We'd like to suggest a few changes, not that we think they will happen but because people should know that there are things that could be done save the "political will" to do them. As former Clintonite Robert Reich has suggested, BP could, by executive order, be placed into receivership in recognition of the fact that $20 billion is just an oily drop in the bucket compared to what it will take to repair the immeasurable damage that has been done to what was one of the richest and most diverse places for marine life on the planet. Not to mention all the lives and livelihoods destroyed for decades to come. A $235 billion company, fourth largest in the world, BP can and should be forced to pony up much, much more.
Many have pointed out the looming dangers if the US government doesn't move quickly in this regard. BP, like the other oil giants, holds significant sway in the federal courts of the states in which it operates. It isn't hard at all to imagine the company being allowed to split off its US operations, declare bankruptcy, and leave only crumbs behind to address the damage caused by its criminal negligence.
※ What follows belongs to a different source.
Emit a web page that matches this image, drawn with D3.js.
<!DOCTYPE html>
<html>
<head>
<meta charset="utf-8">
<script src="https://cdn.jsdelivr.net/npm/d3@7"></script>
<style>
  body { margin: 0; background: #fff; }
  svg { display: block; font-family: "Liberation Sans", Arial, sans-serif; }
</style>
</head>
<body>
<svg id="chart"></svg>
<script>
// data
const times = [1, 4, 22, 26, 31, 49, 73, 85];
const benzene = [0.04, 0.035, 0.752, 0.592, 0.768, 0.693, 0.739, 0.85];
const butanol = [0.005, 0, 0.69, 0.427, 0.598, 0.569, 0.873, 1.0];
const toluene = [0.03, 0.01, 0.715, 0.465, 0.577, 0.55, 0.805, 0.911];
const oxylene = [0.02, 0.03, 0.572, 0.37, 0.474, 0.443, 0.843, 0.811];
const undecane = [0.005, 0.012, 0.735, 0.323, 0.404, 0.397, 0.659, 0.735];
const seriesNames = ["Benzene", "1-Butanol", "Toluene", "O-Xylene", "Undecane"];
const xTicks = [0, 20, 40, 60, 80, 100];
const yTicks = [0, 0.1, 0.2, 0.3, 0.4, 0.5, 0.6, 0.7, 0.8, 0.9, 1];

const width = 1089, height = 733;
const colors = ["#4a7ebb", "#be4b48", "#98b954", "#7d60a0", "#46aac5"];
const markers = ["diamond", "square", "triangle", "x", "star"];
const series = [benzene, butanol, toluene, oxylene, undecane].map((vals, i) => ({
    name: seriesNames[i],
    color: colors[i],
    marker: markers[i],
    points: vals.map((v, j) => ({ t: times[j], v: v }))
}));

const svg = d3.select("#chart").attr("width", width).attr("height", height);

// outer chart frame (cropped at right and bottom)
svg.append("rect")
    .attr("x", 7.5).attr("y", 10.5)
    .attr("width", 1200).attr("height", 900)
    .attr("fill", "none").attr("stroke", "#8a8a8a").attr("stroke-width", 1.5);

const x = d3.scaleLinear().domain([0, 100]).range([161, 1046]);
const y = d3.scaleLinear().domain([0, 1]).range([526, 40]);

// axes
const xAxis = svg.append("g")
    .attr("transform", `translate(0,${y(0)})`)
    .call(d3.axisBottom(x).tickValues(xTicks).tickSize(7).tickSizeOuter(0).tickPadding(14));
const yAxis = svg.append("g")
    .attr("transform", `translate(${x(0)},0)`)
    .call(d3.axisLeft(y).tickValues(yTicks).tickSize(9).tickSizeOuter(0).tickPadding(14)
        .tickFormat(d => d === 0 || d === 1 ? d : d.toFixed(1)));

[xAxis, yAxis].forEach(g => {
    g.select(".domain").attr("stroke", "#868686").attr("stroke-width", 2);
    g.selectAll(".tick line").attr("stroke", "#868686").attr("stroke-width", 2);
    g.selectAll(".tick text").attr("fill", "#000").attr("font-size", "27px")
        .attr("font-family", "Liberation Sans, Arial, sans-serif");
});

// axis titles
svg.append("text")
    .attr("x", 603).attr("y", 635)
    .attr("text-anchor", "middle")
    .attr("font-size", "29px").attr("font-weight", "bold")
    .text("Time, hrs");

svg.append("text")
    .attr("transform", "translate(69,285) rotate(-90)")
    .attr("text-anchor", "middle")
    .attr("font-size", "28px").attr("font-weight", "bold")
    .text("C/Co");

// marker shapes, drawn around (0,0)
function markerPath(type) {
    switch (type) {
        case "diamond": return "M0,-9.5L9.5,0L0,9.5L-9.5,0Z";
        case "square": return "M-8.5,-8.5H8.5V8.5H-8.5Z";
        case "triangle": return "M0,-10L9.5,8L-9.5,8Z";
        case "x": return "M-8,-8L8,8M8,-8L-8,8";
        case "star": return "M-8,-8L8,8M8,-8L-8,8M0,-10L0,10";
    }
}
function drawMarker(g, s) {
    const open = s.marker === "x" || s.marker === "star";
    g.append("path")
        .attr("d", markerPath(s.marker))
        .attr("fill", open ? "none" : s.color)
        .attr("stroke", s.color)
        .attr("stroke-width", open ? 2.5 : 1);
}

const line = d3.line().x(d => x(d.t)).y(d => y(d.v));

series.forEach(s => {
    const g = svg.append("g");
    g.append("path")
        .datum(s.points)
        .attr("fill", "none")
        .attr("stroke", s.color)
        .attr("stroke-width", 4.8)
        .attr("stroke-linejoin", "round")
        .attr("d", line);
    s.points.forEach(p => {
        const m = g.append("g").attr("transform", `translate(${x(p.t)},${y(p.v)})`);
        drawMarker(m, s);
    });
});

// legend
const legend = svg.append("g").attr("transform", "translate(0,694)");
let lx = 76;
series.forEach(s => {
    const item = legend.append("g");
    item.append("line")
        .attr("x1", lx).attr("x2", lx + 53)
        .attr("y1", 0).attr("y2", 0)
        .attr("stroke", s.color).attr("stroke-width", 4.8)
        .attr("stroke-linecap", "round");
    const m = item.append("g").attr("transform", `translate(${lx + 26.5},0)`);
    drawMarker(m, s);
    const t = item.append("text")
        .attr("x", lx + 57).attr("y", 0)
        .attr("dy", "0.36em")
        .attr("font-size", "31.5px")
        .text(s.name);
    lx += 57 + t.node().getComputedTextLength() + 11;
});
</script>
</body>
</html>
Tyler Slocum of Public Citizen has called for revoking the contract that BP was awarded by the Pentagon to deliver $2 billion in fuel to the Air Force. This should be a no-brainer. The federal government must stop contracting with lawless, corrupt corporations. Now.
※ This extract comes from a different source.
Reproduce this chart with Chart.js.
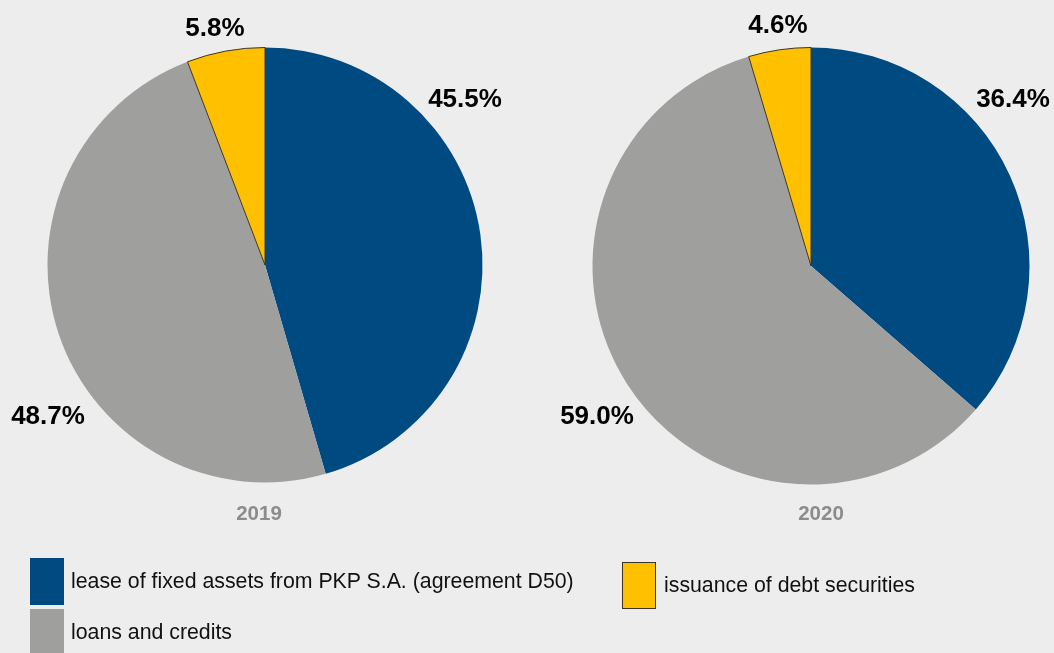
<!DOCTYPE html>
<html>
<head>
<meta charset="utf-8">
<script src="https://cdn.jsdelivr.net/npm/chart.js@4/dist/chart.umd.min.js"></script>
<style>
  html, body { margin: 0; padding: 0; background: #ededed; }
  #wrap { position: relative; width: 1054px; height: 653px; overflow: hidden; background: #ededed; font-family: "Liberation Sans", Arial, sans-serif; }
  canvas { position: absolute; left: 0; top: 0; }
  .year { position: absolute; width: 120px; text-align: center; font-weight: bold; font-size: 20.5px; color: #8c8c8c; line-height: 20px; }
  .leg { position: absolute; display: flex; align-items: center; }
  .leg .box { box-sizing: border-box; flex: none; }
  .leg .txt { font-size: 21.3px; color: #111; white-space: nowrap; }
</style>
</head>
<body>
<div id="wrap">
  <canvas id="c2019" width="1054" height="653"></canvas>
  <canvas id="c2020" width="1054" height="653"></canvas>
</div>
<script>
// ---- data ----
const categories = ["lease of fixed assets from PKP S.A. (agreement D50)", "loans and credits", "issuance of debt securities"];
const years = ["2019", "2020"];
const values2019 = [45.5, 48.7, 5.8];
const values2020 = [36.4, 59.0, 4.6];
const colors = ["#004a82", "#9f9f9d", "#ffc000"];
const borderWidths = [0, 0, 1];

// ---- layout (not data) ----
const layouts = {
  "2019": { padding: { left: 47, right: 571, top: 47, bottom: 170 }, labelOffsets: [[200, -165], [-217, 152], [-50, -236]], yearPos: [259, 503] },
  "2020": { padding: { left: 592, right: 24, top: 47, bottom: 168 }, labelOffsets: [[202, -166], [-214, 151], [-33, -240]], yearPos: [821, 503] }
};

const labelPlugin = {
  id: 'sliceLabels',
  afterDatasetsDraw(chart) {
    const ctx = chart.ctx;
    const meta = chart.getDatasetMeta(0);
    const offs = chart.options.plugins.sliceLabels.offsets;
    const data = chart.data.datasets[0].data;
    ctx.save();
    ctx.font = 'bold 26px "Liberation Sans", Arial, sans-serif';
    ctx.fillStyle = '#000';
    ctx.textAlign = 'center';
    ctx.textBaseline = 'middle';
    meta.data.forEach((arc, i) => {
      ctx.fillText(data[i].toFixed(1) + '%', arc.x + offs[i][0], arc.y + offs[i][1]);
    });
    ctx.restore();
  }
};

function makePie(id, year, values) {
  const lay = layouts[year];
  new Chart(document.getElementById(id), {
    type: 'pie',
    data: {
      labels: categories,
      datasets: [{
        data: values,
        backgroundColor: colors,
        borderColor: '#3a3526',
        borderWidth: borderWidths,
        hoverOffset: 0
      }]
    },
    options: {
      responsive: false,
      animation: false,
      layout: { padding: lay.padding },
      plugins: {
        legend: { display: false },
        tooltip: { enabled: false },
        sliceLabels: { offsets: lay.labelOffsets }
      }
    },
    plugins: [labelPlugin]
  });
  const y = document.createElement('div');
  y.className = 'year';
  y.textContent = year;
  y.style.left = (lay.yearPos[0] - 60) + 'px';
  y.style.top = lay.yearPos[1] + 'px';
  document.getElementById('wrap').appendChild(y);
}

makePie('c2019', years[0], values2019);
makePie('c2020', years[1], values2020);

// ---- HTML legend ----
const legendLayout = [
  { left: 30, top: 558, w: 34, h: 47, gap: 7, border: 'none' },
  { left: 30, top: 609, w: 34, h: 47, gap: 7, border: 'none' },
  { left: 622, top: 562, w: 34, h: 47, gap: 8, border: '1px solid #3a3526' }
];
categories.forEach((cat, i) => {
  const L = legendLayout[i];
  const d = document.createElement('div');
  d.className = 'leg';
  d.style.left = L.left + 'px';
  d.style.top = L.top + 'px';
  d.style.height = L.h + 'px';
  const b = document.createElement('div');
  b.className = 'box';
  b.style.width = L.w + 'px';
  b.style.height = L.h + 'px';
  b.style.background = colors[i];
  b.style.border = L.border;
  const t = document.createElement('span');
  t.className = 'txt';
  t.style.marginLeft = L.gap + 'px';
  t.textContent = cat;
  d.appendChild(b);
  d.appendChild(t);
  document.getElementById('wrap').appendChild(d);
});
</script>
</body>
</html>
President Obama could throw BP off the bridge and install the Northern Command/US Navy to take lead the disaster response. As Reich opines, "It is simply impermissible to have...the operation that is trying to plug the hole at the bottom of the Gulf of Mexico...under the direct control of the same company whose recklessness and negligence have generated all of this, a company that has a history of cutting corners." What part of this doesn't the president understand?
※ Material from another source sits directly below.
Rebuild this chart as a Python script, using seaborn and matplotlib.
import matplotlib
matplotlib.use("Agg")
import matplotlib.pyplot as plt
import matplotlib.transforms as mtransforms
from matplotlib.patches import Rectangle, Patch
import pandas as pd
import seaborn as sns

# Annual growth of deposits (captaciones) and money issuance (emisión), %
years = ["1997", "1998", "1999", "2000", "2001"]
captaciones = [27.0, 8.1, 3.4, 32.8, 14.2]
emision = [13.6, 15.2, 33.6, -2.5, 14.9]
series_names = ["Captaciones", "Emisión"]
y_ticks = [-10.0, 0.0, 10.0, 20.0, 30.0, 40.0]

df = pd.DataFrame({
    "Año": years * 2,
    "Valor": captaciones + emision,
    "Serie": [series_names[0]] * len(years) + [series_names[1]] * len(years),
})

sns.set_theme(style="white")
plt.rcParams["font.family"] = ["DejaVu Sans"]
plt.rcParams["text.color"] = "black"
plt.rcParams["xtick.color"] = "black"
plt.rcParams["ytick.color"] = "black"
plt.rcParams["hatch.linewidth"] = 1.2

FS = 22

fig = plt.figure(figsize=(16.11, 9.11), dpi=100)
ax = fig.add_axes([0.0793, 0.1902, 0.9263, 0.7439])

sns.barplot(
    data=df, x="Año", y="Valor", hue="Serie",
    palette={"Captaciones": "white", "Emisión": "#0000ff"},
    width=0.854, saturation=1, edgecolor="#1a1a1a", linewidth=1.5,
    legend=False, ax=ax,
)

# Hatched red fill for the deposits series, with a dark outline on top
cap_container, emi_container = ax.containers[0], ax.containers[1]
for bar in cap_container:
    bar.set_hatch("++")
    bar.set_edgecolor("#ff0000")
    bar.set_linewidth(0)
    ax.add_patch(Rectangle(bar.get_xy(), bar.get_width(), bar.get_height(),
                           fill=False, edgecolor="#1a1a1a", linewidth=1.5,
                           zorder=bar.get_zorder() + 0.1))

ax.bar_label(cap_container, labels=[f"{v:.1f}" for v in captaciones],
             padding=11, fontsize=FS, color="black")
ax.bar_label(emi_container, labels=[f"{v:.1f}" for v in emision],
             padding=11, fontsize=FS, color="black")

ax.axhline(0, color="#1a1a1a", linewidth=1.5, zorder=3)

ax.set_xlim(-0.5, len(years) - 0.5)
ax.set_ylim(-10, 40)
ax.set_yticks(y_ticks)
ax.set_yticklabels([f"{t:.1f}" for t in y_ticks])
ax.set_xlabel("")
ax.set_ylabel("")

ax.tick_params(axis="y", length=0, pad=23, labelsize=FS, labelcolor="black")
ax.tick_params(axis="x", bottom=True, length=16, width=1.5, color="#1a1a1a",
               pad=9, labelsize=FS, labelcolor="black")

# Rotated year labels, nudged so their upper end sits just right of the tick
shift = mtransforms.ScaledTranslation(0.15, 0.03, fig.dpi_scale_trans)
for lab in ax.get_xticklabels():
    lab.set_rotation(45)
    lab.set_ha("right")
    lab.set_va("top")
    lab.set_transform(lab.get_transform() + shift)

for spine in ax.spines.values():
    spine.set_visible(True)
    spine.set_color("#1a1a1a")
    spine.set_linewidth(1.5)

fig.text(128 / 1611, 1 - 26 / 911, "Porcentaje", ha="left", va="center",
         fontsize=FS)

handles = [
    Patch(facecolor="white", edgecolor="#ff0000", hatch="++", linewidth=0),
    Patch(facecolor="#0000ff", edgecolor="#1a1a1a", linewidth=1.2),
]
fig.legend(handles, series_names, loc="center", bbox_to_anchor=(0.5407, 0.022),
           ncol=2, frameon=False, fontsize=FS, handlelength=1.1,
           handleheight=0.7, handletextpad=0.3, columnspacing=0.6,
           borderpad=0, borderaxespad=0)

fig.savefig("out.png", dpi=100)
With BP in charge, over a million gallons of the dispersant Corexit has been sprayed into the Gulf in what appears to be an out of sight, out of mind strategy. What the public isn't told is that the active ingredient in Corexit is a neurotoxin pesticide that is acutely toxic to both human and aquatic life, causes cancer, causes damage to internal organs such as the liver and kidneys simply by absorbing it through the skin and may cause reproductive side effects.
After hundreds of reported illnesses, the EPA instructed BP to cease using Corexit. BP simply refused. Obviously, the fox is guarding the hen house in the most intolerable circumstances imaginable.
We understand that President Obama is operating in a hostile political environment. We understand that he inherited enormous problems across the board. We even sympathize with the argument that he may be a "chess player" with an invisible, but long- range strategy to checkmate his adversaries. But "may be" isn't enough when we just don't see much achievement of significance. Not only is the president falling far short of the progressive ideals he once espoused, he has shown time and again-the ongoing "war on terror", the public option debacle and the current banking reform effort come to mind-that he is not above deceiving the very people who worked so hard to put him in office.
The current situation even brings to mind the question of whether this job-president of the United States-isn't itself part of the problem. In the wake of such continuing dysfunction, regardless of the man or party in charge, might it not be time to seriously re-think the very structure of our system of governance?